Task goal: Would you repeat the listing exactly but omit every picture?

Data block:
begin
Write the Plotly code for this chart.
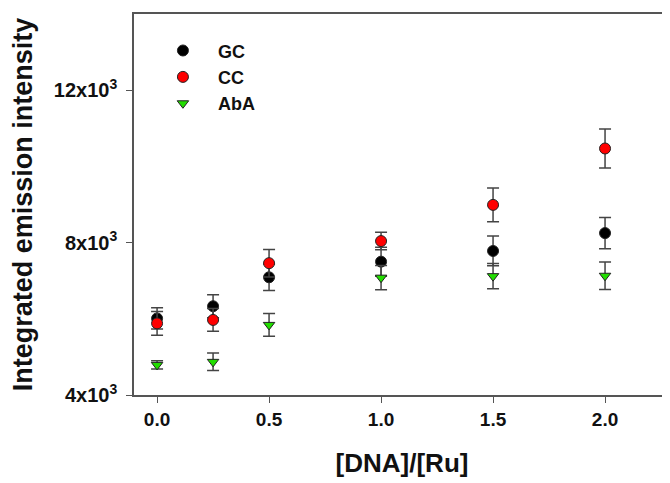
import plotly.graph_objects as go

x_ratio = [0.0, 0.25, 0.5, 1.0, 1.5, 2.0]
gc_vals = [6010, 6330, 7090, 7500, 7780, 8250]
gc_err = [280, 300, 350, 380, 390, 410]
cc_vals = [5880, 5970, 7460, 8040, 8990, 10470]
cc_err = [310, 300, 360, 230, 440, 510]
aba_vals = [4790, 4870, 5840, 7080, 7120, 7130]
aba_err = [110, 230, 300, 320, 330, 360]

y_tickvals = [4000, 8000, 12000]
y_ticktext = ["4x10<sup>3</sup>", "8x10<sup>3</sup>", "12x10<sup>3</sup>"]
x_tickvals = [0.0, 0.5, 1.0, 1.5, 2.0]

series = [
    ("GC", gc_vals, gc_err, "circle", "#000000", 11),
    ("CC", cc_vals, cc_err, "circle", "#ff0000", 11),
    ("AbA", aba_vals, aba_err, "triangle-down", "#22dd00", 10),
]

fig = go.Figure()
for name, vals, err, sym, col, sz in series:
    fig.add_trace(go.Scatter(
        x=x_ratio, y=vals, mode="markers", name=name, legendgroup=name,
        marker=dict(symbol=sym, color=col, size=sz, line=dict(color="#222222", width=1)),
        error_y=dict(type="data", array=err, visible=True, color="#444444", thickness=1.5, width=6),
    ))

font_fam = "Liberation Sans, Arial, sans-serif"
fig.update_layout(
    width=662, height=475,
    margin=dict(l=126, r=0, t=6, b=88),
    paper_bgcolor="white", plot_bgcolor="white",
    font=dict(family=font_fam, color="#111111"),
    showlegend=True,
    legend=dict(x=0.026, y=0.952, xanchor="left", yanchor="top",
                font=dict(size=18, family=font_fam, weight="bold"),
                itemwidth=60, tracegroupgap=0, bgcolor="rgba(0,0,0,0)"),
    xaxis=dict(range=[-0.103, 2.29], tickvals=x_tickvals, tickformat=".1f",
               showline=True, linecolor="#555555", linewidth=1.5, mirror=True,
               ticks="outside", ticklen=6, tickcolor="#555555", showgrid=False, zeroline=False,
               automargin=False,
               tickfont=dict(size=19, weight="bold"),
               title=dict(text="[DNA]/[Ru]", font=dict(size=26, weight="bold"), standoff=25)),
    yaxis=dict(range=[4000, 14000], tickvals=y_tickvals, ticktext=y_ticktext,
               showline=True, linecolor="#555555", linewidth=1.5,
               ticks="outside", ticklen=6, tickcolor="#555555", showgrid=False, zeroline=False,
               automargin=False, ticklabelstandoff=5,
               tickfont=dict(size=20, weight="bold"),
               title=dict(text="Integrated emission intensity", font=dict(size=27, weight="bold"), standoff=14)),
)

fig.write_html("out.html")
end
Complete answer:
Write the Plotly code for this chart.
import plotly.graph_objects as go

x_ratio = [0.0, 0.25, 0.5, 1.0, 1.5, 2.0]
gc_vals = [6010, 6330, 7090, 7500, 7780, 8250]
gc_err = [280, 300, 350, 380, 390, 410]
cc_vals = [5880, 5970, 7460, 8040, 8990, 10470]
cc_err = [310, 300, 360, 230, 440, 510]
aba_vals = [4790, 4870, 5840, 7080, 7120, 7130]
aba_err = [110, 230, 300, 320, 330, 360]

y_tickvals = [4000, 8000, 12000]
y_ticktext = ["4x10<sup>3</sup>", "8x10<sup>3</sup>", "12x10<sup>3</sup>"]
x_tickvals = [0.0, 0.5, 1.0, 1.5, 2.0]

series = [
    ("GC", gc_vals, gc_err, "circle", "#000000", 11),
    ("CC", cc_vals, cc_err, "circle", "#ff0000", 11),
    ("AbA", aba_vals, aba_err, "triangle-down", "#22dd00", 10),
]

fig = go.Figure()
for name, vals, err, sym, col, sz in series:
    fig.add_trace(go.Scatter(
        x=x_ratio, y=vals, mode="markers", name=name, legendgroup=name,
        marker=dict(symbol=sym, color=col, size=sz, line=dict(color="#222222", width=1)),
        error_y=dict(type="data", array=err, visible=True, color="#444444", thickness=1.5, width=6),
    ))

font_fam = "Liberation Sans, Arial, sans-serif"
fig.update_layout(
    width=662, height=475,
    margin=dict(l=126, r=0, t=6, b=88),
    paper_bgcolor="white", plot_bgcolor="white",
    font=dict(family=font_fam, color="#111111"),
    showlegend=True,
    legend=dict(x=0.026, y=0.952, xanchor="left", yanchor="top",
                font=dict(size=18, family=font_fam, weight="bold"),
                itemwidth=60, tracegroupgap=0, bgcolor="rgba(0,0,0,0)"),
    xaxis=dict(range=[-0.103, 2.29], tickvals=x_tickvals, tickformat=".1f",
               showline=True, linecolor="#555555", linewidth=1.5, mirror=True,
               ticks="outside", ticklen=6, tickcolor="#555555", showgrid=False, zeroline=False,
               automargin=False,
               tickfont=dict(size=19, weight="bold"),
               title=dict(text="[DNA]/[Ru]", font=dict(size=26, weight="bold"), standoff=25)),
    yaxis=dict(range=[4000, 14000], tickvals=y_tickvals, ticktext=y_ticktext,
               showline=True, linecolor="#555555", linewidth=1.5,
               ticks="outside", ticklen=6, tickcolor="#555555", showgrid=False, zeroline=False,
               automargin=False, ticklabelstandoff=5,
               tickfont=dict(size=20, weight="bold"),
               title=dict(text="Integrated emission intensity", font=dict(size=27, weight="bold"), standoff=14)),
)

fig.write_html("out.html")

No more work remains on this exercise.